So after a few days I spoke again to Tom (see earlier post). He seems to have changed his story a little. For someone to make me feel the way that he did then change some key points on account of English being his second language is taking a while for me to digest. From this though, he still doesn’t quite understand why I haven’t moved on. It’s the integral part of my being, however frustrating that is for me or others, to take time with things. Yes, time is of the essence, however, I prefer to sit things out, give them time. I’ve learnt from my past, and a few wise books. It is through contemplation that I really learn. Tom is quite the character, he’s opposite to me and wants things done NOW OR WHY AREN’T THEY DONE NOW?

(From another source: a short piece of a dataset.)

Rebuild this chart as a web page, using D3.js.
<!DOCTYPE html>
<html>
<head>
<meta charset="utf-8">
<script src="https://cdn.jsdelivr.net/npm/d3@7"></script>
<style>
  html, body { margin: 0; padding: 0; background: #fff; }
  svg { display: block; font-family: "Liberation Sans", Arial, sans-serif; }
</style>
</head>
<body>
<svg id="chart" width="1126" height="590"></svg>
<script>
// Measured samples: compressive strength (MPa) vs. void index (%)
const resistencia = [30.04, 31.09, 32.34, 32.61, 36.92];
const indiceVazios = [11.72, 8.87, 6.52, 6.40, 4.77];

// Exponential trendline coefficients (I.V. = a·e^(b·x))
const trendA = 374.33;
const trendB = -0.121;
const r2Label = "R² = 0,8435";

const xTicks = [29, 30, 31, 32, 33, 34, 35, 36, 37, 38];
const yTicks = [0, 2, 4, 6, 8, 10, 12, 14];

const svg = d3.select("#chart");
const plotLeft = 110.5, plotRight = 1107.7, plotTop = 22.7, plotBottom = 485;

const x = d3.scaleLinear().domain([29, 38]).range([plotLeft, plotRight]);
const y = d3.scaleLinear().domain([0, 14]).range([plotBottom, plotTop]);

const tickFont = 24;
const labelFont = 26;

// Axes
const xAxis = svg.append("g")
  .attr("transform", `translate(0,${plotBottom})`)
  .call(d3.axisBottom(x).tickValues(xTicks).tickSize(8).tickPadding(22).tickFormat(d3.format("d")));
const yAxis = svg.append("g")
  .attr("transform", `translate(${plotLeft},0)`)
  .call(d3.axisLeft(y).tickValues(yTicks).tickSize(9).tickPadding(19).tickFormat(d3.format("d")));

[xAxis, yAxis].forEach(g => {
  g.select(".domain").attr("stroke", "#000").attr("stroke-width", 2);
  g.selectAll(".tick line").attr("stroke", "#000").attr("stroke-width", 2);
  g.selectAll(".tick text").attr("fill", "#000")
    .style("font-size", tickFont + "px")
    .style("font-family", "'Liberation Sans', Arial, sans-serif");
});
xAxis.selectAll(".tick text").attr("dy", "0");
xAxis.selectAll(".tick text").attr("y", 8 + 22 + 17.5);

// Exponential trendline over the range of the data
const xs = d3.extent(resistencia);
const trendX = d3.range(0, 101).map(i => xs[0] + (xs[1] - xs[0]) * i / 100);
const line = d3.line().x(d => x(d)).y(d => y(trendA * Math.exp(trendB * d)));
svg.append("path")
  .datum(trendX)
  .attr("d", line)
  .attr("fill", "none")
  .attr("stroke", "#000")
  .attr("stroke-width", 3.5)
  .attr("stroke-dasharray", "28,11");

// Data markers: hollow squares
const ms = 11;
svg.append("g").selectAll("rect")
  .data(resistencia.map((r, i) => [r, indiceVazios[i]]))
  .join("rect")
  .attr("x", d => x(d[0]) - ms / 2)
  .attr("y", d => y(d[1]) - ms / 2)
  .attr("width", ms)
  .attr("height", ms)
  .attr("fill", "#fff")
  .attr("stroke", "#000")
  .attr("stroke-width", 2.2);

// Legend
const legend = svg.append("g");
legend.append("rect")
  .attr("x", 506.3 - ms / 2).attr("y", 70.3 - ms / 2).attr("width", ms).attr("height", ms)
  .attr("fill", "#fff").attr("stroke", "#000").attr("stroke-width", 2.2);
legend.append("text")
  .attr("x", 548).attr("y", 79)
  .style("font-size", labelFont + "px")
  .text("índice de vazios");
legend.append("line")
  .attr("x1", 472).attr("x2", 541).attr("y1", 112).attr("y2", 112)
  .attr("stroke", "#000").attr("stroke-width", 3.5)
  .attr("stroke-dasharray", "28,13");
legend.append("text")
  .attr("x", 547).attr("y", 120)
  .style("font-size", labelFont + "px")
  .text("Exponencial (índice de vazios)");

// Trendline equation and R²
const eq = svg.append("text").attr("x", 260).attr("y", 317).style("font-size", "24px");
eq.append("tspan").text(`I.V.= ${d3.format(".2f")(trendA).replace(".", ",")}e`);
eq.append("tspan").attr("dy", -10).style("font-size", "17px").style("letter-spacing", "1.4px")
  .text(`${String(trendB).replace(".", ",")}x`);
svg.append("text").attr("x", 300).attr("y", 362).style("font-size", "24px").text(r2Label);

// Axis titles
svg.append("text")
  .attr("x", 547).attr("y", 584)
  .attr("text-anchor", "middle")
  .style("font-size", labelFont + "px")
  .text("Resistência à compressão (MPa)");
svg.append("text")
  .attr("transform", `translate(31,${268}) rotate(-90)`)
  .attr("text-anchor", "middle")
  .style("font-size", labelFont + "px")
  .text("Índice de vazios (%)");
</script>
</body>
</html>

See, when things from my past, such as prejudice, are thrust back in to my consciousness, and I’m made to feel a certain way, I retract. Think of a hedgehog. When Mr hedgehog becomes frightened, he retracts, curls up in a ball and shows his spikes. He’s in a bubble of temporary hibernation, safe from the world while he contemplates when to come back out. When, essentially, it’s safe to. Like me. I’ll think. Think some more. Form opinions. Analyse the manner in which I’ll respond, aim to reduce any negative feelings and come back neutrally, calm, reflected. S’just how it is.
I tried Tai Chi tonight.
I now have a reflective smile plastered on my face.